*WHAT YOU HAVE TO DO*:
Skip every picture and transcribe the remaining material exactly.

*STORED DATA*:
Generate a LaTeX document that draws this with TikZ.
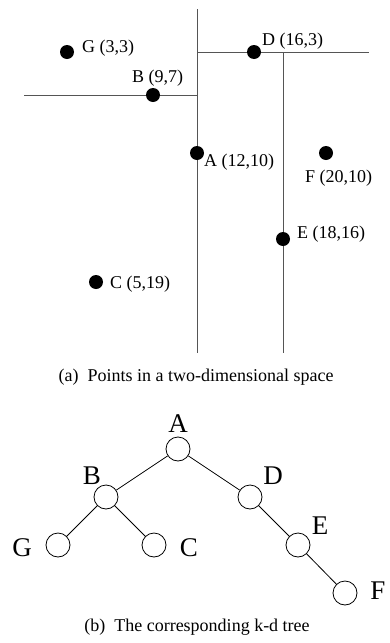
\documentclass[tikz,border=0pt]{standalone}
\usepackage{fontspec}
\setmainfont{Liberation Serif}
\usetikzlibrary{positioning,backgrounds}
\definecolor{splitgray}{HTML}{555555}

\begin{document}
\begin{tikzpicture}[
    x=1pt, y=-1pt,
    dot/.style={circle, fill=black, inner sep=0pt, minimum size=14pt},
    split/.style={draw=splitgray, line width=1pt},
    ptlabel/.style={font=\fontsize{18}{20}\selectfont, inner sep=0pt, anchor=west},
    tnode/.style={circle, draw=black, line width=0.8pt, inner sep=0pt, minimum size=24pt},
    tedge/.style={draw=black, line width=0.8pt},
    tlabel/.style={font=\fontsize{27}{30}\selectfont, inner sep=0pt},
    caption/.style={font=\fontsize{18}{20}\selectfont, inner sep=0pt}
]
\useasboundingbox (0,0) rectangle (389,643);

% (a) points
\node[dot] (pA) at (197,153) {};
\node[dot] (pB) at (153,95) {};
\node[dot] (pC) at (96,282) {};
\node[dot] (pD) at (254,52) {};
\node[dot] (pE) at (283,239) {};
\node[dot] (pF) at (326,153) {};
\node[dot] (pG) at (67,52) {};

\node[ptlabel] (lpA) at (204,162) {A (12,10)};
\node[ptlabel] (lpB) at (132,78) {B (9,7)};
\node[ptlabel] (lpC) at (110,284) {C (5,19)};
\node[ptlabel] (lpD) at (262,41) {D (16,3)};
\node[ptlabel] (lpE) at (297,234) {E (18,16)};
\node[ptlabel] (lpF) at (305,178) {F (20,10)};
\node[ptlabel] (lpG) at (82,48) {G (3,3)};

\coordinate (top) at (197,9);
\coordinate (bot) at (197,353);
\coordinate (leftend) at (24,95);
\coordinate (rightend) at (369,52);

\begin{scope}[on background layer]
\draw[split] (top) -- (bot);
\draw[split] (leftend) -- (leftend -| pA);
\draw[split] (pA |- pD) -- (rightend);
\draw[split] (pE |- pD) -- (pE |- bot);
\end{scope}

\node[caption] (capa) at (196,377) {(a)\enspace Points in a two-dimensional space};

% (b) tree
\node[tnode] (tA) at (178,449) {};
\node[tnode] (tB) at (106,497) {};
\node[tnode] (tD) at (250,497) {};
\node[tnode] (tG) at (58,545) {};
\node[tnode] (tC) at (154,545) {};
\node[tnode] (tE) at (298,545) {};
\node[tnode] (tF) at (345,593) {};

\node[tlabel] (ltA) at (178,424) {A};
\node[tlabel] (ltB) at (92,476) {B};
\node[tlabel] (ltD) at (273,476) {D};
\node[tlabel] (ltG) at (22,548) {G};
\node[tlabel] (ltC) at (189,548) {C};
\node[tlabel] (ltE) at (320,526) {E};
\node[tlabel] (ltF) at (378,591) {F};

\draw[tedge] (tA) -- (tB);
\draw[tedge] (tA) -- (tD);
\draw[tedge] (tB) -- (tG);
\draw[tedge] (tB) -- (tC);
\draw[tedge] (tD) -- (tE);
\draw[tedge] (tE) -- (tF);

\node[caption] (capb) at (197,627) {(b)\enspace The corresponding k-d tree};
\end{tikzpicture}
\end{document}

*SOLUTION TO THIS PROBLEM*:
Generate a LaTeX document that draws this with TikZ.
\documentclass[tikz,border=0pt]{standalone}
\usepackage{fontspec}
\setmainfont{Liberation Serif}
\usetikzlibrary{positioning,backgrounds}
\definecolor{splitgray}{HTML}{555555}

\begin{document}
\begin{tikzpicture}[
    x=1pt, y=-1pt,
    dot/.style={circle, fill=black, inner sep=0pt, minimum size=14pt},
    split/.style={draw=splitgray, line width=1pt},
    ptlabel/.style={font=\fontsize{18}{20}\selectfont, inner sep=0pt, anchor=west},
    tnode/.style={circle, draw=black, line width=0.8pt, inner sep=0pt, minimum size=24pt},
    tedge/.style={draw=black, line width=0.8pt},
    tlabel/.style={font=\fontsize{27}{30}\selectfont, inner sep=0pt},
    caption/.style={font=\fontsize{18}{20}\selectfont, inner sep=0pt}
]
\useasboundingbox (0,0) rectangle (389,643);

% (a) points
\node[dot] (pA) at (197,153) {};
\node[dot] (pB) at (153,95) {};
\node[dot] (pC) at (96,282) {};
\node[dot] (pD) at (254,52) {};
\node[dot] (pE) at (283,239) {};
\node[dot] (pF) at (326,153) {};
\node[dot] (pG) at (67,52) {};

\node[ptlabel] (lpA) at (204,162) {A (12,10)};
\node[ptlabel] (lpB) at (132,78) {B (9,7)};
\node[ptlabel] (lpC) at (110,284) {C (5,19)};
\node[ptlabel] (lpD) at (262,41) {D (16,3)};
\node[ptlabel] (lpE) at (297,234) {E (18,16)};
\node[ptlabel] (lpF) at (305,178) {F (20,10)};
\node[ptlabel] (lpG) at (82,48) {G (3,3)};

\coordinate (top) at (197,9);
\coordinate (bot) at (197,353);
\coordinate (leftend) at (24,95);
\coordinate (rightend) at (369,52);

\begin{scope}[on background layer]
\draw[split] (top) -- (bot);
\draw[split] (leftend) -- (leftend -| pA);
\draw[split] (pA |- pD) -- (rightend);
\draw[split] (pE |- pD) -- (pE |- bot);
\end{scope}

\node[caption] (capa) at (196,377) {(a)\enspace Points in a two-dimensional space};

% (b) tree
\node[tnode] (tA) at (178,449) {};
\node[tnode] (tB) at (106,497) {};
\node[tnode] (tD) at (250,497) {};
\node[tnode] (tG) at (58,545) {};
\node[tnode] (tC) at (154,545) {};
\node[tnode] (tE) at (298,545) {};
\node[tnode] (tF) at (345,593) {};

\node[tlabel] (ltA) at (178,424) {A};
\node[tlabel] (ltB) at (92,476) {B};
\node[tlabel] (ltD) at (273,476) {D};
\node[tlabel] (ltG) at (22,548) {G};
\node[tlabel] (ltC) at (189,548) {C};
\node[tlabel] (ltE) at (320,526) {E};
\node[tlabel] (ltF) at (378,591) {F};

\draw[tedge] (tA) -- (tB);
\draw[tedge] (tA) -- (tD);
\draw[tedge] (tB) -- (tG);
\draw[tedge] (tB) -- (tC);
\draw[tedge] (tD) -- (tE);
\draw[tedge] (tE) -- (tF);

\node[caption] (capb) at (197,627) {(b)\enspace The corresponding k-d tree};
\end{tikzpicture}
\end{document}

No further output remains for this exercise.